His wider reach means a wider frame of reference too. Though the audience here are also Indian, by a large majority, he takes pains to ensure the British contingent are briefed on the background points, too. Or at least most of – there are still a few punchlines he keeps just as an in-joke between him and his closest billion countrymen.
So it’s something of an education for the rest of us to be filled in on subjects such as the ghost women with backwards feet, the oratorial techniques of Prime Minister Narendra Modi or the epic myth of Ramayana. You could hardly call such subjects hack, and for the latter he offers a mimed reconstruction, which is certainly a break from his normal easy-flowing banter, and focusses the audience’s attention through its silence.
Speaking of the crowd, he’s probably drawing punters who don’t go to stand-up all that often. That the hoary old heckle put-down ‘this isn’t TV, I can see you too’ gets an early applause break is probably evidence of that. Cheap Donald Trump jokes also get disproportionately rewarded. Although when Das expands into imagining Potus tweeting, he acts it out with a rewritten version of Bohemian Rhapsody and a fittingly baroque performance that makes it hugely entertaining.
Das always sells his material convincingly, with punchy, emphatic sentences and a fast-flowing delivery. In his introduction, he claims to be a ‘stupid’ kind of Indian, but he actually plays from a high status standpoint. Well, you’d have to be to make jokes at the expense of Martin Luther King and Mahatma Gandhi. For a Hindu, he has a blasé attitude to sacred cows.

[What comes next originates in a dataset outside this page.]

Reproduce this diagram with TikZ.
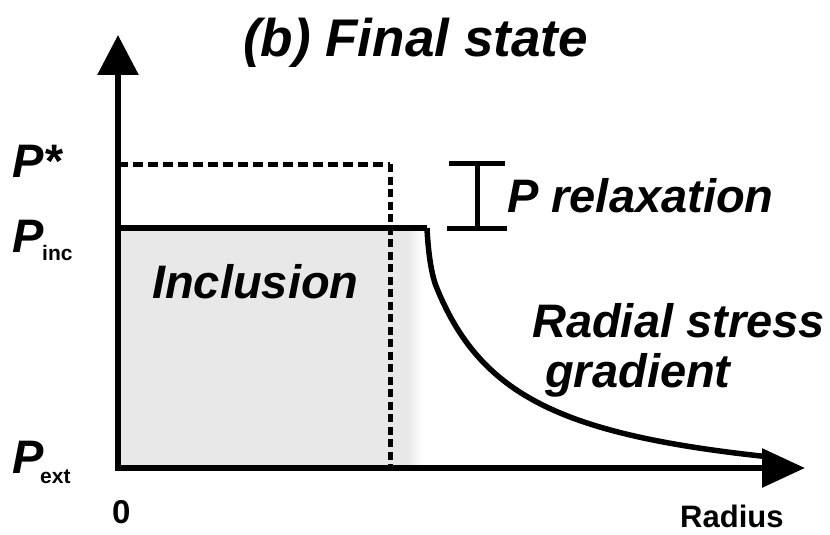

Not everything is quite so bold: some of the routines rely more on his ability as a performer to make anything into a great story than actually being a great story. Yet there are also some excellent routines. His suggestion of a Christianity-Islam merger is a tour-de-force, culminating in a genuinely delightful pun.
There’s also an interesting segment about how he grew up in Lagos, and went from being rich in Nigeria to newly poor when his family went back to India. His winding up in a grubby Delhi state school following his experiences at a private boarding school provides strong material, but one of only a few glimpses into his background.
There are a few sections that probably need finessing, such as a routine about feminism with starts as if it might be offensive, with the gag being in the turnaround that it’s actually coming from a good place. Which is all well and good, were it not for the subsequent clumsy punchline about women being bad drivers and few ‘men are like this’/‘women are like that’ generalisations.
Das isn’t just a stand-up, he’s also been in a number of movies, including one turkey so bad The Times Of India declared his comedy career ‘officially over’. On the contrary, it feels that when it comes to performing stand-up for the Western market, he’s just getting started.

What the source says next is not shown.